In bars mainly visited by men we enacted the scene of a man who tried to pick up a girl without any tact and without wanting to know if the woman was willing or not. The woman resisted, involving everyone. After this another stud (actor) would come on and would try the same, in a more subtle way but again he provokes annoyance in the girl and a corresponding reaction. The goal was to show that there is an element in picking up which is really heavy for a woman, no matter if it is subtle or not: her interest and her will in both cases were never explored before the final question…

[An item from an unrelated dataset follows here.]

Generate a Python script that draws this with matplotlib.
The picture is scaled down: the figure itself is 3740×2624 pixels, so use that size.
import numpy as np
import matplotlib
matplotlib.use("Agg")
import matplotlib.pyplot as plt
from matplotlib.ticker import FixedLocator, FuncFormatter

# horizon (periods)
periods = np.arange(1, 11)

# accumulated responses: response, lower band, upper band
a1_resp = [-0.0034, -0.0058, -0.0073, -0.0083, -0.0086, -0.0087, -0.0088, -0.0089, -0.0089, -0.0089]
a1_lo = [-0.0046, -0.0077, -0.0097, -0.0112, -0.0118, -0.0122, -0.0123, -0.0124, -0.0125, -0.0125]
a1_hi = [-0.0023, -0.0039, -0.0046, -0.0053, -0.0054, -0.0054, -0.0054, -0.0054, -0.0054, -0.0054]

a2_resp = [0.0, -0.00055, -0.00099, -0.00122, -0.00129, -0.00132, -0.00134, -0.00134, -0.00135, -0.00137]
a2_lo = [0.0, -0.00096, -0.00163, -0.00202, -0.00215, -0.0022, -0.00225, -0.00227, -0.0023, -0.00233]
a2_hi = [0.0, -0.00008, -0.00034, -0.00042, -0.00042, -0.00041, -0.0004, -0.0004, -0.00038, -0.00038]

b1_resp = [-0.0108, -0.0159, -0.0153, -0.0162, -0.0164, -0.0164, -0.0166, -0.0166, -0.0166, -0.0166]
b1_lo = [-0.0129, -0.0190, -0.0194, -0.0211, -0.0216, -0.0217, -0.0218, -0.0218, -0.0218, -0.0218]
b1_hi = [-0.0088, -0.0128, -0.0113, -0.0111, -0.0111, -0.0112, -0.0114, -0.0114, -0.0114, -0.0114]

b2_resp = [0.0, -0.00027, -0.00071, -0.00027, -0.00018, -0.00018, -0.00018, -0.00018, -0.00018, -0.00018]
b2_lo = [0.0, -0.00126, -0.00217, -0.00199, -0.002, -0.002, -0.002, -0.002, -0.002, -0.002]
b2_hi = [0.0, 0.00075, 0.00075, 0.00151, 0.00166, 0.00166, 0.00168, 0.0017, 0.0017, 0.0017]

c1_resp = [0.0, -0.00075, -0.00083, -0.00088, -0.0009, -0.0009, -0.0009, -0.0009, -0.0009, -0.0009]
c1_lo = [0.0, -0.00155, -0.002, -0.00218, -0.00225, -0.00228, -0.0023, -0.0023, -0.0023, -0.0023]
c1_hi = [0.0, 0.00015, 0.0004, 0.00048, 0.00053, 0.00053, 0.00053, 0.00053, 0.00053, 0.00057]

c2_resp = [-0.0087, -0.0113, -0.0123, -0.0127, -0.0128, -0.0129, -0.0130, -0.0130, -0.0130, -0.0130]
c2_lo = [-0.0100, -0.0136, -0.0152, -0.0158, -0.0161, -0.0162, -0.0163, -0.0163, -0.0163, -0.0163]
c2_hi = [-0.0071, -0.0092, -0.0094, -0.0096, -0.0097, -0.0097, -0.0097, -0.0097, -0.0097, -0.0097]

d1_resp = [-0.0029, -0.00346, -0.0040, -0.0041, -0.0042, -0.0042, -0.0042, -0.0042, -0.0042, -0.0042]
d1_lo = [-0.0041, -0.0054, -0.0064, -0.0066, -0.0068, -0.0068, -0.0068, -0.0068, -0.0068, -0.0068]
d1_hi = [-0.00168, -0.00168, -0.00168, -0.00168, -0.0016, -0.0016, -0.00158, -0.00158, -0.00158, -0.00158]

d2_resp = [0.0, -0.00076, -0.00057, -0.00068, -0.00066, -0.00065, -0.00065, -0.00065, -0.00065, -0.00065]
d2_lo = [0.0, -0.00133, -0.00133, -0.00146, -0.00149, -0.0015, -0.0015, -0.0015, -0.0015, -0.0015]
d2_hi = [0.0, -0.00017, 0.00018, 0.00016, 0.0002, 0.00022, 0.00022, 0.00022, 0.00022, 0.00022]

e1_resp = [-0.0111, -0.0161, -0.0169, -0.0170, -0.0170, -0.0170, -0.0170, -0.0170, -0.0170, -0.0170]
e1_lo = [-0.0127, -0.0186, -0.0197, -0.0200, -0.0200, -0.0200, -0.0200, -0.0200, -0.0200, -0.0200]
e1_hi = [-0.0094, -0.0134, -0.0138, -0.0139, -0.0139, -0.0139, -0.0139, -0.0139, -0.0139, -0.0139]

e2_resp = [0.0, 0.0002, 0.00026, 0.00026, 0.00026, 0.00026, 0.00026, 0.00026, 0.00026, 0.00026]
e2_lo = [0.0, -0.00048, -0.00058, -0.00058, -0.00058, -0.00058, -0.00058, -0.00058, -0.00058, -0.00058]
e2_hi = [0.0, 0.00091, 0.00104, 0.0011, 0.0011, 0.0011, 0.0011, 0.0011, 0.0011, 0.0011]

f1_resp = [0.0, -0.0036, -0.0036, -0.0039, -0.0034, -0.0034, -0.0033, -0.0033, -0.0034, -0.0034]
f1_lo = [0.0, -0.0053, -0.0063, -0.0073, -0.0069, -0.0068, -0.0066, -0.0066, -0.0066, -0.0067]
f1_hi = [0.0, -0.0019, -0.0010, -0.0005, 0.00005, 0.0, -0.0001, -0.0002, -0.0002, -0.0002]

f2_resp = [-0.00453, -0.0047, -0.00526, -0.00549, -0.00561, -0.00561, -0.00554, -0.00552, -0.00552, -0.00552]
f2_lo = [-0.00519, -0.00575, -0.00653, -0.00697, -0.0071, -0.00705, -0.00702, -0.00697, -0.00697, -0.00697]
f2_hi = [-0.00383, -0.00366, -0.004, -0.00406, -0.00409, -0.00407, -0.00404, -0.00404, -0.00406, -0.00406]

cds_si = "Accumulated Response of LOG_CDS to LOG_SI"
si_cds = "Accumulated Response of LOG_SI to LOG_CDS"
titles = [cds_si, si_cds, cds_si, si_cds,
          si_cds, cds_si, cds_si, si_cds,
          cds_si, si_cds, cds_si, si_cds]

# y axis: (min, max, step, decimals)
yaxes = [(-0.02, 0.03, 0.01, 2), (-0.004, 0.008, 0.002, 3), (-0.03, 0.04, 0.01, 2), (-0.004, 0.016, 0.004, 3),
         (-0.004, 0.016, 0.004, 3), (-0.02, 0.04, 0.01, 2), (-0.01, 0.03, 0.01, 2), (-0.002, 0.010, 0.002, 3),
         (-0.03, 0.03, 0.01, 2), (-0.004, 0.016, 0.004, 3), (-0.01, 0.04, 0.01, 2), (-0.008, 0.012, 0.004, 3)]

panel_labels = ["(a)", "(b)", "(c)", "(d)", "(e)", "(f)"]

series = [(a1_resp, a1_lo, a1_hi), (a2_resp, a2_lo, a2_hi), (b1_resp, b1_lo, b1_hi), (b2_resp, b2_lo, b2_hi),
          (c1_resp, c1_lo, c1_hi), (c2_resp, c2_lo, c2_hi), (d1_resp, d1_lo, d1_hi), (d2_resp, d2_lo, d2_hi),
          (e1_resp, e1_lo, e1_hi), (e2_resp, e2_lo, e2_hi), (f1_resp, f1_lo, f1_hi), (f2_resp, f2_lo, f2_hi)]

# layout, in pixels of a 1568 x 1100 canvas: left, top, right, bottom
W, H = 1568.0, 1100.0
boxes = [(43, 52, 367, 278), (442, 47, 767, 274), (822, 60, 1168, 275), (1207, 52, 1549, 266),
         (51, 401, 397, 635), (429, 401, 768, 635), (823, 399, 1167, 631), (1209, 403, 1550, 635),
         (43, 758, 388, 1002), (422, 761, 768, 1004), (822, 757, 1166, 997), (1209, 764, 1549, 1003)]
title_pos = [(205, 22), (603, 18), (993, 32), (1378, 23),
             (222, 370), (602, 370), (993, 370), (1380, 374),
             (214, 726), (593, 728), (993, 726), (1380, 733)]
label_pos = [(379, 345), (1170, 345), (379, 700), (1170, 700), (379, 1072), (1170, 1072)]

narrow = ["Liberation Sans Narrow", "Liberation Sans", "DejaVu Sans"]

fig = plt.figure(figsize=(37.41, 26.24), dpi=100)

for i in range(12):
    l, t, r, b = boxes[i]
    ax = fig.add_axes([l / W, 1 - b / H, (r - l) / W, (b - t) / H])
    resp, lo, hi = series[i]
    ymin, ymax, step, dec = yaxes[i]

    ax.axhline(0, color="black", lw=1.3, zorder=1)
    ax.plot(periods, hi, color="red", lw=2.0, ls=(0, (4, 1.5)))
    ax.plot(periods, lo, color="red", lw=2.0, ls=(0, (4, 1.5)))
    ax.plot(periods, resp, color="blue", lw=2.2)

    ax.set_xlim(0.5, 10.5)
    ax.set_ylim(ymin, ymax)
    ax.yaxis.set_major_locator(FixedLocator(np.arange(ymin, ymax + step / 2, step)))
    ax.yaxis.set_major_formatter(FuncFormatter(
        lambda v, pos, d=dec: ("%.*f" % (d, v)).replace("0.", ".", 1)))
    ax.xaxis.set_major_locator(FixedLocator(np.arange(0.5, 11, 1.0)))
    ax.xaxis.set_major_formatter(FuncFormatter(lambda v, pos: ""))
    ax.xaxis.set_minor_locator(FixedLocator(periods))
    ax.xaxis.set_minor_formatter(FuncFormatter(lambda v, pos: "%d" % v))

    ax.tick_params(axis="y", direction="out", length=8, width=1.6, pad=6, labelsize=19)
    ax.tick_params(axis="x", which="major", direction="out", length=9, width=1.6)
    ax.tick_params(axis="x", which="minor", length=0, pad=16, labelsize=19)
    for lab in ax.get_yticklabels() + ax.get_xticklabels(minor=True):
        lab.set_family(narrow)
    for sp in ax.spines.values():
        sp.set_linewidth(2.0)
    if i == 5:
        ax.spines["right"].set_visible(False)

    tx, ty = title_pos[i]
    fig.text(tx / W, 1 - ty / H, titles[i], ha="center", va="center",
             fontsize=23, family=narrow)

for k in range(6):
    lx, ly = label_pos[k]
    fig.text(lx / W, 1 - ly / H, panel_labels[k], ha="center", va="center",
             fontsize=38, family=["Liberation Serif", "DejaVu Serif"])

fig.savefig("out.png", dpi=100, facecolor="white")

The audience could understand, in the cases in which the pick-up was successful that the first thing to do is to ask a woman, that you could sit beside her and talk to her for example. And that later on, even in the following stages, you don’t need to pursue the approval of a general consent. We even tried to raise consciousness in the places in which the problem is very much present. The goal of the women in our theatre group was also to ask the men to take a stand for or against this sort of behavior, showing them the consequences time and again.